12.1.14

Just look at me, PLEASE

It's been brought to my attention that I don't blog as much any more, and that the nature of the blog has changed so, well, why not start this year off properly with a return to form?  And what better return to form than a rant?

Way back, when I was a sweeter young thing and dinosaurs roamed the earth, I was taught that there was as way to do things.  And one of those things was how to "serve" the public - first as a chambermaid/coffee pourer at an inn in upstate NY and then as part of the box office team at a summer stock theatre.  Rule number one: make eye contact with customers, let them know you see them and are aware they need you.

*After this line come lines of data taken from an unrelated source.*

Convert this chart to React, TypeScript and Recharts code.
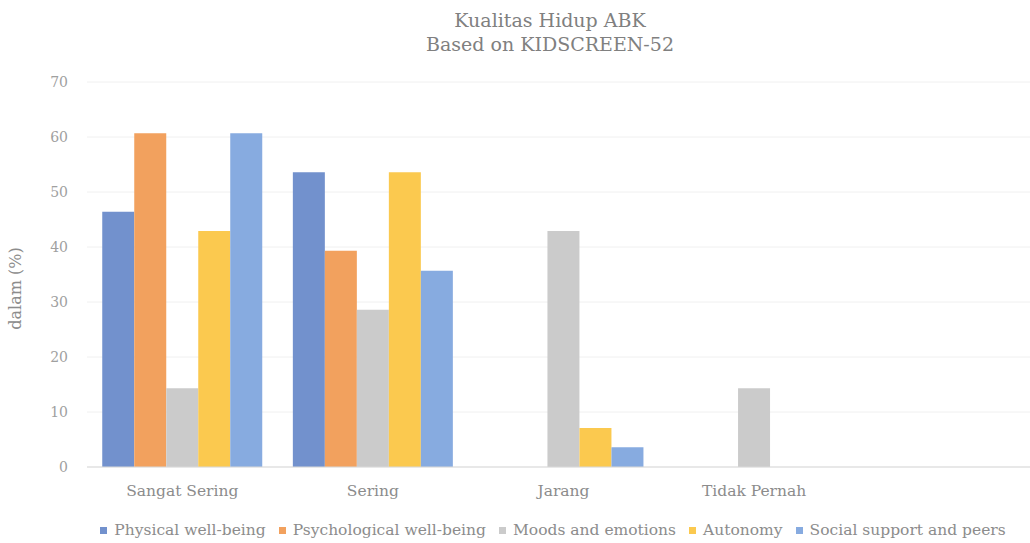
import { BarChart, Bar, XAxis, YAxis, CartesianGrid } from 'recharts'

const categories = ['Sangat Sering', 'Sering', 'Jarang', 'Tidak Pernah', '']
const physical = [46.4, 53.6, 0, 0, null]
const psychological = [60.7, 39.3, 0, 0, null]
const moods = [14.3, 28.6, 42.9, 14.3, null]
const autonomy = [42.9, 53.6, 7.1, 0, null]
const social = [60.7, 35.7, 3.6, 0, null]
const yTicks = [0, 10, 20, 30, 40, 50, 60, 70]

const series = [
  { key: 'physical', name: 'Physical well-being', color: '#7291cd' },
  { key: 'psychological', name: 'Psychological well-being', color: '#f2a15e' },
  { key: 'moods', name: 'Moods and emotions', color: '#cbcbcb' },
  { key: 'autonomy', name: 'Autonomy', color: '#fbc94f' },
  { key: 'social', name: 'Social support and peers', color: '#87abe0' },
]

const data = categories.map((c, i) => ({
  cat: c,
  physical: physical[i],
  psychological: psychological[i],
  moods: moods[i],
  autonomy: autonomy[i],
  social: social[i],
}))

const FONT = '"DejaVu Serif", serif'

// axis title sits a bit below the plot's middle, like the original
const YTitle = ({ viewBox }: any) => {
  const x = viewBox.x + 15
  const y = viewBox.y + viewBox.height / 2 + 14
  return (
    <text x={x} y={y} transform={`rotate(-90, ${x}, ${y})`} textAnchor="middle" dominantBaseline="central"
      fill="#8c8c8c" fontSize={16} fontFamily={FONT}>
      dalam (%)
    </text>
  )
}

export default function App() {
  return (
    <div style={{ position: 'fixed', left: 0, top: 0, width: 1030, height: 543, overflow: 'hidden', background: '#fff', fontFamily: FONT }}>
      <div style={{ position: 'absolute', left: 0, width: 1100, top: 8, textAlign: 'center', fontSize: 19, lineHeight: '24px', color: '#808080' }}>
        Kualitas Hidup ABK<br />Based on KIDSCREEN-52
      </div>
      <BarChart
        width={1050}
        height={543}
        data={data}
        margin={{ top: 82, right: 10, left: 0, bottom: 46 }}
        barCategoryGap="8%"
        barGap={0}
      >
        <CartesianGrid vertical={false} stroke="#f0f0f0" />
        <XAxis
          dataKey="cat"
          axisLine={{ stroke: '#d9d9d9' }}
          tickLine={false}
          tickMargin={12}
          tick={{ fill: '#8c8c8c', fontSize: 15.5, fontFamily: FONT }}
          interval={0}
        />
        <YAxis
          width={87}
          domain={[0, 70]}
          ticks={yTicks}
          axisLine={false}
          tickLine={false}
          tickMargin={13}
          tick={{ fill: '#a0a0a0', fontSize: 14, fontFamily: FONT }}
          label={<YTitle />}
        />
        {series.map((s) => (
          <Bar key={s.key} dataKey={s.key} name={s.name} fill={s.color} isAnimationActive={false} />
        ))}
      </BarChart>
      <div style={{ position: 'absolute', left: 0, width: 1106, top: 521, display: 'flex', justifyContent: 'center', fontSize: 15.5, lineHeight: '18px', color: '#8c8c8c' }}>
        {series.map((s, i) => (
          <div key={s.key} style={{ display: 'flex', alignItems: 'center', marginRight: i < series.length - 1 ? 13 : 0 }}>
            <span style={{ display: 'inline-block', width: 7, height: 7, background: s.color, marginRight: 7 }} />
            <span>{s.name}</span>
          </div>
        ))}
      </div>
    </div>
  )
}
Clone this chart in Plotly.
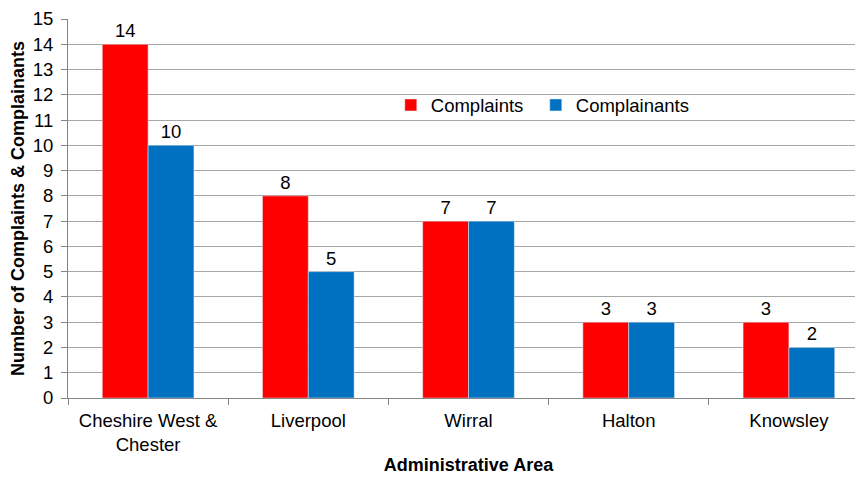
import plotly.graph_objects as go

areas = ["Cheshire West &<br>Chester", "Liverpool", "Wirral", "Halton", "Knowsley"]
complaints = [14, 8, 7, 3, 3]
complainants = [10, 5, 7, 3, 2]

font = "Liberation Sans, Arial, sans-serif"
fs = 18.5

fig = go.Figure()
fig.add_trace(go.Bar(x=areas, y=complaints, name="Complaints", marker_color="#FF0000",
                     text=complaints, textposition="outside", cliponaxis=False,
                     textfont=dict(size=fs, color="black"), legend="legend", showlegend=True))
fig.add_trace(go.Bar(x=areas, y=complainants, name="Complainants", marker_color="#0070C0",
                     text=complainants, textposition="outside", cliponaxis=False,
                     textfont=dict(size=fs, color="black"), legend="legend2", showlegend=True))

leg_common = dict(orientation="h", y=0.772, xanchor="left", yanchor="middle",
                  font=dict(size=fs), bgcolor="rgba(0,0,0,0)", itemwidth=30)

fig.update_layout(
    width=863, height=479,
    margin=dict(l=60, r=1.5, t=10.5, b=89, autoexpand=False),
    plot_bgcolor="white", paper_bgcolor="white",
    barmode="group", bargap=0.428, bargroupgap=0,
    font=dict(family=font, size=fs, color="black"),
    showlegend=True,
    legend=dict(x=0.403, **leg_common),
    legend2=dict(x=0.584, **leg_common),
)
fig.update_xaxes(
    title=dict(text="<b>Administrative Area</b>", font=dict(size=18), standoff=4),
    showline=True, linecolor="#868686", linewidth=1,
    ticks="outside", tickson="boundaries", ticklen=6, tickcolor="#868686",
    tickfont=dict(size=fs), automargin=False, ticklabelstandoff=6,
)
fig.update_yaxes(
    title=dict(text="<b>Number of Complaints & Complainants</b>", font=dict(size=18), standoff=5),
    range=[0, 15.0001], tickvals=list(range(16)),
    showline=True, linecolor="#868686", linewidth=1,
    ticks="outside", ticklen=6, tickcolor="#868686",
    showgrid=True, gridcolor="#A6A6A6", gridwidth=1,
    tickfont=dict(size=fs), zeroline=False, automargin=False, ticklabelstandoff=4,
    ticklabeloverflow="allow",
)

fig.write_html("out.html")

When I was in the box office, if there I was helping someone on the phone and someone walked up to the ticket window, I was supposed to make eye contact - if there was an appropriate moment, interrupt the phone call and say (to the person in front of me) "just a moment" or if there wasn't an appropriate moment, give the "just a second sign".  No one was to feel that they weren't important.

That rule held true as I worked my way through other box office experiences, working as a receptionist and other jobs.  Even when handling 10 incoming lines and 400 extensions, the person in front of me got eye contact, a smile and some indication that I knew they were there (sometimes I'd even write a note so we could communicate).

Why has that rule been forgotten?  It's so incredibly rude to not acknowledge someone right there.  Most recent example?  My local CVS, where I was just yesterday, getting a refilled prescription.  I stood there, patiently waiting for one of the two people behind the counter to even glance in my direction.  I wasn't the only one there, but to the gentleman on the phone and the woman checking out the two customers ahead of me, I might as well have been at home... or invisible.  What a small amount of effort it would have taken to look at me and indicate that yes, they knew there was another patient waiting.  Patiently.  It's the same everywhere I go: eye contact and looking at patrons/clients/customers is so rare, so unusual as to be virtually extinct.  And it's not just young whippersnappers who fail to do it: the two CVSers were close to my age.

Bring back the good old days, please.  What's wrong with a little in person civility in a century when we're increasingly communicating digitally?  Anyone?